Statue to honor ‘Keep Austin Weird’ promoter Leslie in the works

The Way I See It

 

 

I read an article last week of an Austin icon who may be memorialized with a statue, commissioned by Spencer Nutting of artist Bob Coffee, in downtown Austin.

Leslie Cochran, known for his cross-dressing, mayoral candidacy, homelessness and downtown roamings, died March 8, 2012 after living in a facility after a head injury he suffered in 2009. A fundraising effort is active for the statue which is currently planned on being installed on Sixth Street and Congress.

There is also the biopic (directed by Tracy Frazier) of the flamboyant, bearded and thong-wearing man “Becoming Leslie” that premiered last Friday at Austin’s SXSW.

Leslie took up “residence” at times in the parking garage at the old location of Texas Press Association office on 5th Street. My first sighting was of him in his thong, stiletto heels and feather boa walking near Oltorf Street many years ago.

Then, in the fall of 2008, my old college friends met for a reunion. Three of us, my old roomie Anne Lukin and another friend Jessica Vidal and I were waiting at a bus stop on Congress Ave. just south of the river, wondering if the Armadillo Shuttle was operating that day. We were on our way to watch the UT game at Scholz Garten.

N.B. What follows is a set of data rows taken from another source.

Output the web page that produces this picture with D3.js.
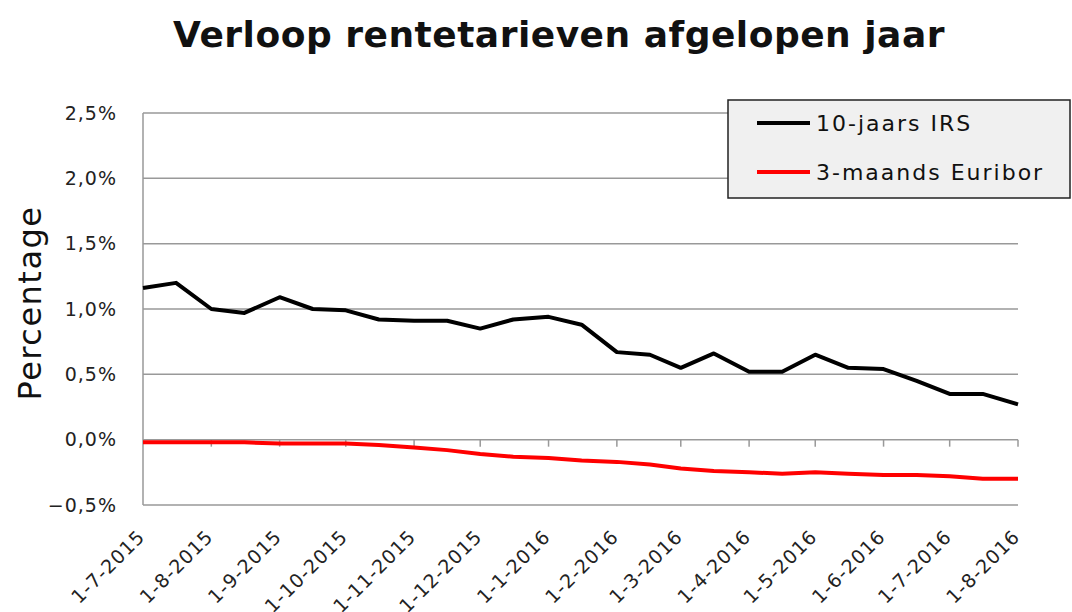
<!DOCTYPE html>
<html>
<head>
<meta charset="utf-8">
<script src="https://cdn.jsdelivr.net/npm/d3@7"></script>
<style>
  body { margin: 0; background: #fff; }
  svg { display: block; font-family: "DejaVu Sans", Verdana, sans-serif; }
</style>
</head>
<body>
<svg id="chart" width="1072" height="612"></svg>
<script>
// data: twice a month (1st and 16th)
const dates = [
  "2015-07-01", "2015-07-16", "2015-08-01", "2015-08-16", "2015-09-01", "2015-09-16",
  "2015-10-01", "2015-10-16", "2015-11-01", "2015-11-16", "2015-12-01", "2015-12-16",
  "2016-01-01", "2016-01-16", "2016-02-01", "2016-02-16", "2016-03-01", "2016-03-16",
  "2016-04-01", "2016-04-16", "2016-05-01", "2016-05-16", "2016-06-01", "2016-06-16",
  "2016-07-01", "2016-07-16", "2016-08-01"
];
const irs10 = [
  1.16, 1.20, 1.00, 0.97, 1.09, 1.00,
  0.99, 0.92, 0.91, 0.91, 0.85, 0.92,
  0.94, 0.88, 0.67, 0.65, 0.55, 0.66,
  0.52, 0.52, 0.65, 0.55, 0.54, 0.45,
  0.35, 0.35, 0.27
];
const euribor3m = [
  -0.02, -0.02, -0.02, -0.02, -0.03, -0.03,
  -0.03, -0.04, -0.06, -0.08, -0.11, -0.13,
  -0.14, -0.16, -0.17, -0.19, -0.22, -0.24,
  -0.25, -0.26, -0.25, -0.26, -0.27, -0.27,
  -0.28, -0.30, -0.30
];
const seriesNames = ["10-jaars IRS", "3-maands Euribor"];
const seriesColors = ["#000000", "#ff0000"];
const yTicks = [-0.5, 0, 0.5, 1.0, 1.5, 2.0, 2.5];
const xTickDates = [
  "2015-07-01", "2015-08-01", "2015-09-01", "2015-10-01", "2015-11-01", "2015-12-01",
  "2016-01-01", "2016-02-01", "2016-03-01", "2016-04-01", "2016-05-01", "2016-06-01",
  "2016-07-01", "2016-08-01"
];

const parse = d3.timeParse("%Y-%m-%d");
const fmtDate = d => `${d.getDate()}-${d.getMonth() + 1}-${d.getFullYear()}`;
const fmtPct = v => d3.format(".1f")(v).replace(".", ",").replace("-", "\u2212") + "%";

const svg = d3.select("#chart");

// plot area
const plot = { left: 143, right: 1018, top: 113, bottom: 505 };

const x = d3.scaleTime()
  .domain([parse(dates[0]), parse(dates[dates.length - 1])])
  .range([plot.left, plot.right]);

const y = d3.scaleLinear()
  .domain([-0.5, 2.5])
  .range([plot.bottom, plot.top]);

// title
svg.append("text")
  .attr("x", 559)
  .attr("y", 47)
  .attr("text-anchor", "middle")
  .attr("font-size", 36)
  .attr("font-weight", "bold")
  .attr("letter-spacing", 0.5)
  .attr("fill", "#111")
  .text("Verloop rentetarieven afgelopen jaar");

// gridlines
svg.append("g")
  .selectAll("line")
  .data(yTicks)
  .join("line")
  .attr("x1", plot.left)
  .attr("x2", plot.right)
  .attr("y1", d => y(d))
  .attr("y2", d => y(d))
  .attr("stroke", "#999")
  .attr("stroke-width", 1.5);

// left axis line
svg.append("line")
  .attr("x1", plot.left).attr("x2", plot.left)
  .attr("y1", plot.top).attr("y2", plot.bottom)
  .attr("stroke", "#999")
  .attr("stroke-width", 1.5);

// y tick labels
svg.append("g")
  .selectAll("text")
  .data(yTicks)
  .join("text")
  .attr("x", 117)
  .attr("y", d => y(d))
  .attr("dy", "0.35em")
  .attr("text-anchor", "end")
  .attr("font-size", 19)
  .attr("letter-spacing", 1)
  .attr("fill", "#222")
  .text(fmtPct);

// y axis title
svg.append("text")
  .attr("transform", "translate(41,303) rotate(-90)")
  .attr("text-anchor", "middle")
  .attr("font-size", 32)
  .attr("letter-spacing", 1.5)
  .attr("fill", "#111")
  .text("Percentage");

// tick marks on the zero line
svg.append("g")
  .selectAll("line")
  .data(xTickDates.slice(1))
  .join("line")
  .attr("x1", d => x(parse(d)))
  .attr("x2", d => x(parse(d)))
  .attr("y1", y(0))
  .attr("y2", y(0) + 7)
  .attr("stroke", "#999")
  .attr("stroke-width", 1.5);

// x tick labels, rotated (bottom ones run off the page, as in the original)
svg.append("g")
  .selectAll("text")
  .data(xTickDates)
  .join("text")
  .attr("transform", d => `translate(${x(parse(d)) + 3},${plot.bottom + 33}) rotate(-45)`)
  .attr("text-anchor", "end")
  .attr("font-size", 19)
  .attr("letter-spacing", 1)
  .attr("fill", "#222")
  .text(d => fmtDate(parse(d)));

// lines
const line = d3.line()
  .x((d, i) => x(parse(dates[i])))
  .y(d => y(d));

[irs10, euribor3m].forEach((vals, i) => {
  svg.append("path")
    .datum(vals)
    .attr("d", line)
    .attr("fill", "none")
    .attr("stroke", seriesColors[i])
    .attr("stroke-width", 4)
    .attr("stroke-linejoin", "round");
});

// legend
const legend = svg.append("g");
legend.append("rect")
  .attr("x", 728).attr("y", 100)
  .attr("width", 342).attr("height", 98)
  .attr("fill", "#f0f0f0")
  .attr("stroke", "#222")
  .attr("stroke-width", 1.5);

seriesNames.forEach((name, i) => {
  const ly = 123 + i * 49;
  legend.append("line")
    .attr("x1", 757).attr("x2", 810)
    .attr("y1", ly).attr("y2", ly)
    .attr("stroke", seriesColors[i])
    .attr("stroke-width", 4);
  legend.append("text")
    .attr("x", 816)
    .attr("y", ly)
    .attr("dy", "0.35em")
    .attr("font-size", 22)
    .attr("letter-spacing", 2)
    .attr("fill", "#111")
    .text(name);
});
</script>
</body>
</html>
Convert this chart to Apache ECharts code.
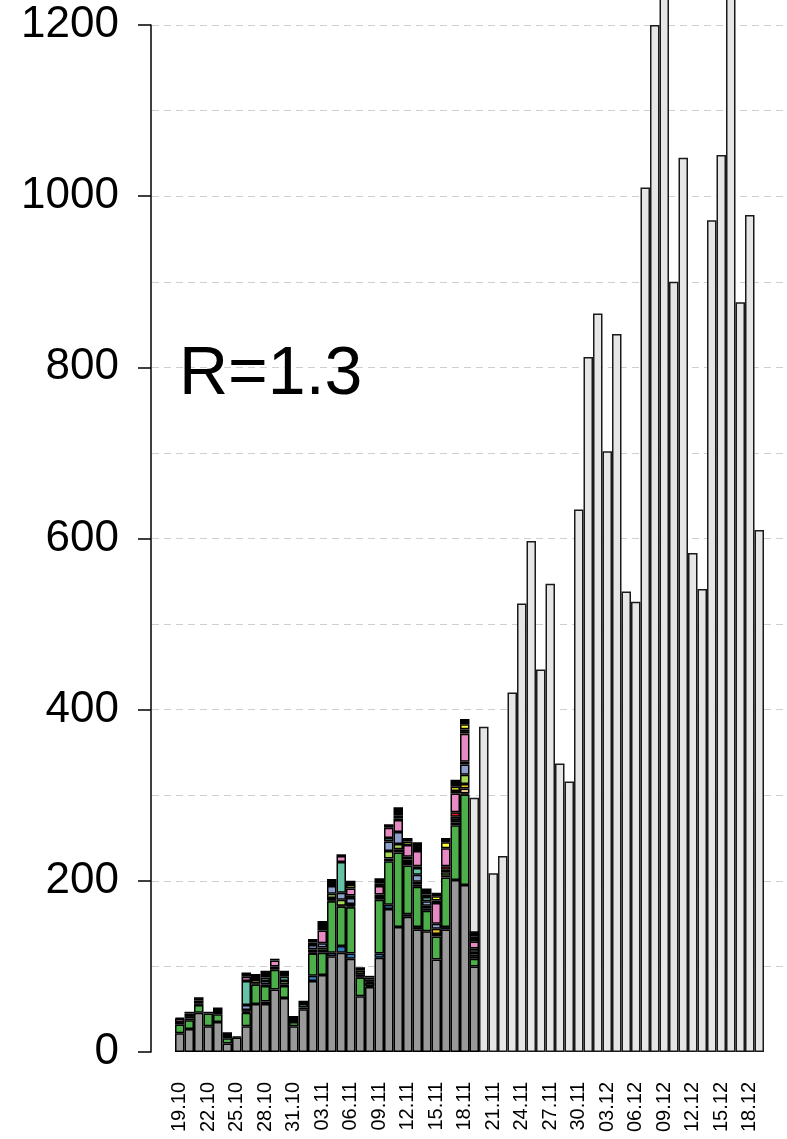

Looking at the posted bus schedule and trying to figure it out, I see Leslie walking towards us.

He had on a mini-skirt, tube top and a zebra patterned vest and was wearing Roman sandals. He was definitely living up to the “Keep Austin Weird” phrase.

We greeted him and asked how he was doing. He replied “I’m doing well. I’m headed to get fingernail polish … I have a party to go to tonight.” He asked what we were up to and we told him we needed to get to Scholz’s. He not only told us which buses to take, he had to pay for our fares because none of us had the exact change!

Yes … a homeless person bought our bus fares. Of course we gave him $10 to repay him, so he came out ahead.

I snapped a photo of him with my flip phone and wished we had taken a photo with him (this was pre-selfie days).

The way I see it, Leslie Cochran was a kind, generous and gentle human. You can be sure a selfie will be taken with the bronze version of this peace-loving man when it is installed.